= TASK PROMPT =
For this exercise, repeat all of the material verbatim apart from its images.
........
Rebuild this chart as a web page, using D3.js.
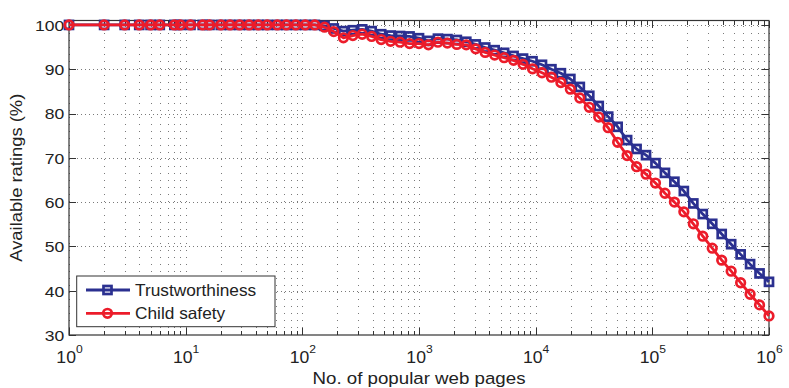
<!DOCTYPE html>
<html><head><meta charset="utf-8">
<script src="https://cdn.jsdelivr.net/npm/d3@7"></script>
<style>body{margin:0;background:#fff} svg{display:block}</style>
</head><body><svg id="c" width="789" height="388"></svg>
<script>
// ---- data ----
const pages = [1,2,3,4,5,6,8,9,11,14,16,20,24,29,35,42,50,61,73,88,106,128,
  155,186,225,271,326,393,474,571,688,830,1000,1205,1453,1751,2110,2543,3065,3694,
  4452,5366,6467,7795,9397,11330,13650,16450,19830,23900,28810,34720,41840,50430,
  60780,73260,88300,106400,128300,154600,186300,224600,270600,326200,393200,473900,
  571200,688400,829700,1000000];
const trustworthiness = [100,100,100,100,100,100,100,100,100,100,100,100,100,100,100,100,100,100,100,100,100,100,
  99.8,99.2,98.6,98.8,99.0,98.6,97.9,97.6,97.5,97.4,
  97.0,96.4,96.9,96.8,96.6,96.2,95.6,94.9,94.3,93.7,
  93.0,92.4,91.8,91.0,90.0,89.1,87.8,86.0,84.0,81.7,
  79.3,77.0,74.0,72.0,70.6,68.8,66.6,64.6,62.5,59.7,
  57.3,55.1,52.8,50.5,48.2,46.0,43.9,42.0];
const childSafety = [100,100,100,100,100,100,100,100,100,100,100,100,100,100,100,100,100,100,100,100,100,100,
  99.5,98.5,97.1,97.6,97.9,97.4,96.7,96.3,96.1,95.8,
  95.8,95.5,96.1,95.9,95.6,95.5,94.6,93.8,93.2,92.6,
  92.0,91.1,90.1,89.2,88.2,87.0,85.5,83.5,81.4,79.2,
  76.8,73.5,70.5,68.0,66.3,64.3,62.0,60.0,57.8,55.1,
  52.3,49.6,46.9,44.4,41.8,39.2,36.8,34.3];
const seriesNames = ["Trustworthiness", "Child safety"];
const yTicks = [30,40,50,60,70,80,90,100];
const xMajorExponents = [0,1,2,3,4,5,6];
const xLabel = "No. of popular web pages";
const yLabel = "Available ratings (%)";

// ---- layout ----
const L = 69, R = 769, T = 20.5, B = 335;
const font = '"Liberation Sans", Arial, Helvetica, sans-serif';
const blue = "#2b3090", red = "#ec1c2a", axisCol = "#333", gridCol = "#7a7a7a";
const svg = d3.select("#c");
const x = d3.scaleLog().domain([1, 1e6]).range([L, R]);
const y = d3.scaleLinear().domain([30, 101]).range([B, T]);

const majors = xMajorExponents.map(e => Math.pow(10, e));
const minors = [];
xMajorExponents.slice(0, -1).forEach(e => { for (let m = 2; m <= 9; m++) minors.push(m * Math.pow(10, e)); });

// ---- grid ----
const gx = svg.append("g").attr("transform", `translate(0,${B})`)
  .call(d3.axisBottom(x).tickValues(majors.concat(minors)).tickSize(-(B - T)).tickSizeOuter(0).tickFormat(""));
gx.select(".domain").remove();
gx.selectAll("line").attr("stroke", gridCol).attr("stroke-dasharray", "1,6").attr("shape-rendering", "crispEdges");
const gy = svg.append("g").attr("transform", `translate(${L},0)`)
  .call(d3.axisLeft(y).tickValues(yTicks.slice(1)).tickSize(-(R - L)).tickSizeOuter(0).tickFormat(""));
gy.select(".domain").remove();
gy.selectAll("line").attr("stroke", gridCol).attr("stroke-dasharray", "1,3").attr("shape-rendering", "crispEdges");

// ---- axes & ticks ----
function styleAxis(g) {
  g.select(".domain").remove();
  g.selectAll("line").attr("stroke", axisCol).attr("shape-rendering", "crispEdges");
}
const ax = svg.append("g").attr("transform", `translate(0,${B})`)
  .call(d3.axisBottom(x).tickValues(majors).tickSize(-7).tickSizeOuter(0).tickFormat(""));
styleAxis(ax);
ax.selectAll(".tick").append("text")
  .attr("text-anchor", "middle").attr("y", 28.3).attr("transform", "scale(1.1,1)")
  .attr("fill", "#222").style("font-family", font).style("font-size", "16px")
  .each(function(d) {
    const t = d3.select(this);
    t.append("tspan").text("10");
    t.append("tspan").attr("dy", -10).style("font-size", "11px").text(Math.round(Math.log10(d)));
  });
styleAxis(svg.append("g").attr("transform", `translate(0,${B})`)
  .call(d3.axisBottom(x).tickValues(minors).tickSize(-4).tickSizeOuter(0).tickFormat("")));
styleAxis(svg.append("g").attr("transform", `translate(0,${T})`)
  .call(d3.axisTop(x).tickValues(majors).tickSize(-7).tickSizeOuter(0).tickFormat("")));
styleAxis(svg.append("g").attr("transform", `translate(0,${T})`)
  .call(d3.axisTop(x).tickValues(minors).tickSize(-4).tickSizeOuter(0).tickFormat("")));
const ay = svg.append("g").attr("transform", `translate(${L},0)`)
  .call(d3.axisLeft(y).tickValues(yTicks).tickSize(-7).tickSizeOuter(0).tickPadding(4));
styleAxis(ay);
ay.selectAll("text").attr("fill", "#222").attr("dy", null).attr("y", 5.4)
  .attr("transform", "scale(1.17,1)").style("font-family", font).style("font-size", "15px");
styleAxis(svg.append("g").attr("transform", `translate(${R},0)`)
  .call(d3.axisRight(y).tickValues(yTicks).tickSize(-7).tickSizeOuter(0).tickFormat("")));

svg.append("rect").attr("x", L).attr("y", T).attr("width", R - L).attr("height", B - T)
  .attr("fill", "none").attr("stroke", axisCol).attr("stroke-width", 1.2);

// ---- labels ----
svg.append("text").attr("transform", `translate(${(L + R) / 2},384) scale(1.1,1)`)
  .attr("text-anchor", "middle").attr("fill", "#222").style("font-family", font).style("font-size", "17px").text(xLabel);
svg.append("text").attr("transform", `translate(22,${(T + B) / 2}) rotate(-90) scale(1.08,1)`)
  .attr("text-anchor", "middle").attr("fill", "#222").style("font-family", font).style("font-size", "17px").text(yLabel);

// ---- series ----
const line = d3.line().x(d => x(d[0])).y(d => y(d[1]));
const series = [
  { name: seriesNames[0], vals: trustworthiness, color: blue, marker: "square" },
  { name: seriesNames[1], vals: childSafety, color: red, marker: "circle" }
];
function drawMarker(g, type, color, cx, cy) {
  if (type === "square") {
    g.append("rect").attr("x", cx - 4).attr("y", cy - 4).attr("width", 8).attr("height", 8)
      .attr("fill", "none").attr("stroke", color).attr("stroke-width", 2.7);
  } else {
    g.append("circle").attr("cx", cx).attr("cy", cy).attr("r", 4.3)
      .attr("fill", "none").attr("stroke", color).attr("stroke-width", 2.7);
  }
}
series.forEach(s => {
  const pts = pages.map((p, i) => [p, s.vals[i]]);
  const g = svg.append("g");
  g.append("path").datum(pts).attr("d", line).attr("fill", "none")
    .attr("stroke", s.color).attr("stroke-width", 2.8).attr("stroke-linejoin", "round");
  pts.forEach(p => drawMarker(g, s.marker, s.color, x(p[0]), y(p[1])));
});

// ---- legend ----
const lg = svg.append("g");
lg.append("rect").attr("x", 76.7).attr("y", 276).attr("width", 198.3).attr("height", 50.7)
  .attr("fill", "#fff").attr("stroke", axisCol).attr("stroke-width", 1);
series.forEach((s, i) => {
  const cy = 290 + i * 23.3;
  lg.append("line").attr("x1", 86).attr("x2", 130).attr("y1", cy).attr("y2", cy)
    .attr("stroke", s.color).attr("stroke-width", 2.8);
  drawMarker(lg, s.marker, s.color, 107.5, cy);
  lg.append("text").attr("transform", `translate(135,${cy + 6}) scale(1.06,1)`)
    .attr("fill", "#222").style("font-family", font).style("font-size", "16.3px").text(s.name);
});
</script></body></html>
........
= ANSWER TO THIS TASK =
Rebuild this chart as a web page, using D3.js.
<!DOCTYPE html>
<html><head><meta charset="utf-8">
<script src="https://cdn.jsdelivr.net/npm/d3@7"></script>
<style>body{margin:0;background:#fff} svg{display:block}</style>
</head><body><svg id="c" width="789" height="388"></svg>
<script>
// ---- data ----
const pages = [1,2,3,4,5,6,8,9,11,14,16,20,24,29,35,42,50,61,73,88,106,128,
  155,186,225,271,326,393,474,571,688,830,1000,1205,1453,1751,2110,2543,3065,3694,
  4452,5366,6467,7795,9397,11330,13650,16450,19830,23900,28810,34720,41840,50430,
  60780,73260,88300,106400,128300,154600,186300,224600,270600,326200,393200,473900,
  571200,688400,829700,1000000];
const trustworthiness = [100,100,100,100,100,100,100,100,100,100,100,100,100,100,100,100,100,100,100,100,100,100,
  99.8,99.2,98.6,98.8,99.0,98.6,97.9,97.6,97.5,97.4,
  97.0,96.4,96.9,96.8,96.6,96.2,95.6,94.9,94.3,93.7,
  93.0,92.4,91.8,91.0,90.0,89.1,87.8,86.0,84.0,81.7,
  79.3,77.0,74.0,72.0,70.6,68.8,66.6,64.6,62.5,59.7,
  57.3,55.1,52.8,50.5,48.2,46.0,43.9,42.0];
const childSafety = [100,100,100,100,100,100,100,100,100,100,100,100,100,100,100,100,100,100,100,100,100,100,
  99.5,98.5,97.1,97.6,97.9,97.4,96.7,96.3,96.1,95.8,
  95.8,95.5,96.1,95.9,95.6,95.5,94.6,93.8,93.2,92.6,
  92.0,91.1,90.1,89.2,88.2,87.0,85.5,83.5,81.4,79.2,
  76.8,73.5,70.5,68.0,66.3,64.3,62.0,60.0,57.8,55.1,
  52.3,49.6,46.9,44.4,41.8,39.2,36.8,34.3];
const seriesNames = ["Trustworthiness", "Child safety"];
const yTicks = [30,40,50,60,70,80,90,100];
const xMajorExponents = [0,1,2,3,4,5,6];
const xLabel = "No. of popular web pages";
const yLabel = "Available ratings (%)";

// ---- layout ----
const L = 69, R = 769, T = 20.5, B = 335;
const font = '"Liberation Sans", Arial, Helvetica, sans-serif';
const blue = "#2b3090", red = "#ec1c2a", axisCol = "#333", gridCol = "#7a7a7a";
const svg = d3.select("#c");
const x = d3.scaleLog().domain([1, 1e6]).range([L, R]);
const y = d3.scaleLinear().domain([30, 101]).range([B, T]);

const majors = xMajorExponents.map(e => Math.pow(10, e));
const minors = [];
xMajorExponents.slice(0, -1).forEach(e => { for (let m = 2; m <= 9; m++) minors.push(m * Math.pow(10, e)); });

// ---- grid ----
const gx = svg.append("g").attr("transform", `translate(0,${B})`)
  .call(d3.axisBottom(x).tickValues(majors.concat(minors)).tickSize(-(B - T)).tickSizeOuter(0).tickFormat(""));
gx.select(".domain").remove();
gx.selectAll("line").attr("stroke", gridCol).attr("stroke-dasharray", "1,6").attr("shape-rendering", "crispEdges");
const gy = svg.append("g").attr("transform", `translate(${L},0)`)
  .call(d3.axisLeft(y).tickValues(yTicks.slice(1)).tickSize(-(R - L)).tickSizeOuter(0).tickFormat(""));
gy.select(".domain").remove();
gy.selectAll("line").attr("stroke", gridCol).attr("stroke-dasharray", "1,3").attr("shape-rendering", "crispEdges");

// ---- axes & ticks ----
function styleAxis(g) {
  g.select(".domain").remove();
  g.selectAll("line").attr("stroke", axisCol).attr("shape-rendering", "crispEdges");
}
const ax = svg.append("g").attr("transform", `translate(0,${B})`)
  .call(d3.axisBottom(x).tickValues(majors).tickSize(-7).tickSizeOuter(0).tickFormat(""));
styleAxis(ax);
ax.selectAll(".tick").append("text")
  .attr("text-anchor", "middle").attr("y", 28.3).attr("transform", "scale(1.1,1)")
  .attr("fill", "#222").style("font-family", font).style("font-size", "16px")
  .each(function(d) {
    const t = d3.select(this);
    t.append("tspan").text("10");
    t.append("tspan").attr("dy", -10).style("font-size", "11px").text(Math.round(Math.log10(d)));
  });
styleAxis(svg.append("g").attr("transform", `translate(0,${B})`)
  .call(d3.axisBottom(x).tickValues(minors).tickSize(-4).tickSizeOuter(0).tickFormat("")));
styleAxis(svg.append("g").attr("transform", `translate(0,${T})`)
  .call(d3.axisTop(x).tickValues(majors).tickSize(-7).tickSizeOuter(0).tickFormat("")));
styleAxis(svg.append("g").attr("transform", `translate(0,${T})`)
  .call(d3.axisTop(x).tickValues(minors).tickSize(-4).tickSizeOuter(0).tickFormat("")));
const ay = svg.append("g").attr("transform", `translate(${L},0)`)
  .call(d3.axisLeft(y).tickValues(yTicks).tickSize(-7).tickSizeOuter(0).tickPadding(4));
styleAxis(ay);
ay.selectAll("text").attr("fill", "#222").attr("dy", null).attr("y", 5.4)
  .attr("transform", "scale(1.17,1)").style("font-family", font).style("font-size", "15px");
styleAxis(svg.append("g").attr("transform", `translate(${R},0)`)
  .call(d3.axisRight(y).tickValues(yTicks).tickSize(-7).tickSizeOuter(0).tickFormat("")));

svg.append("rect").attr("x", L).attr("y", T).attr("width", R - L).attr("height", B - T)
  .attr("fill", "none").attr("stroke", axisCol).attr("stroke-width", 1.2);

// ---- labels ----
svg.append("text").attr("transform", `translate(${(L + R) / 2},384) scale(1.1,1)`)
  .attr("text-anchor", "middle").attr("fill", "#222").style("font-family", font).style("font-size", "17px").text(xLabel);
svg.append("text").attr("transform", `translate(22,${(T + B) / 2}) rotate(-90) scale(1.08,1)`)
  .attr("text-anchor", "middle").attr("fill", "#222").style("font-family", font).style("font-size", "17px").text(yLabel);

// ---- series ----
const line = d3.line().x(d => x(d[0])).y(d => y(d[1]));
const series = [
  { name: seriesNames[0], vals: trustworthiness, color: blue, marker: "square" },
  { name: seriesNames[1], vals: childSafety, color: red, marker: "circle" }
];
function drawMarker(g, type, color, cx, cy) {
  if (type === "square") {
    g.append("rect").attr("x", cx - 4).attr("y", cy - 4).attr("width", 8).attr("height", 8)
      .attr("fill", "none").attr("stroke", color).attr("stroke-width", 2.7);
  } else {
    g.append("circle").attr("cx", cx).attr("cy", cy).attr("r", 4.3)
      .attr("fill", "none").attr("stroke", color).attr("stroke-width", 2.7);
  }
}
series.forEach(s => {
  const pts = pages.map((p, i) => [p, s.vals[i]]);
  const g = svg.append("g");
  g.append("path").datum(pts).attr("d", line).attr("fill", "none")
    .attr("stroke", s.color).attr("stroke-width", 2.8).attr("stroke-linejoin", "round");
  pts.forEach(p => drawMarker(g, s.marker, s.color, x(p[0]), y(p[1])));
});

// ---- legend ----
const lg = svg.append("g");
lg.append("rect").attr("x", 76.7).attr("y", 276).attr("width", 198.3).attr("height", 50.7)
  .attr("fill", "#fff").attr("stroke", axisCol).attr("stroke-width", 1);
series.forEach((s, i) => {
  const cy = 290 + i * 23.3;
  lg.append("line").attr("x1", 86).attr("x2", 130).attr("y1", cy).attr("y2", cy)
    .attr("stroke", s.color).attr("stroke-width", 2.8);
  drawMarker(lg, s.marker, s.color, 107.5, cy);
  lg.append("text").attr("transform", `translate(135,${cy + 6}) scale(1.06,1)`)
    .attr("fill", "#222").style("font-family", font).style("font-size", "16.3px").text(s.name);
});
</script></body></html>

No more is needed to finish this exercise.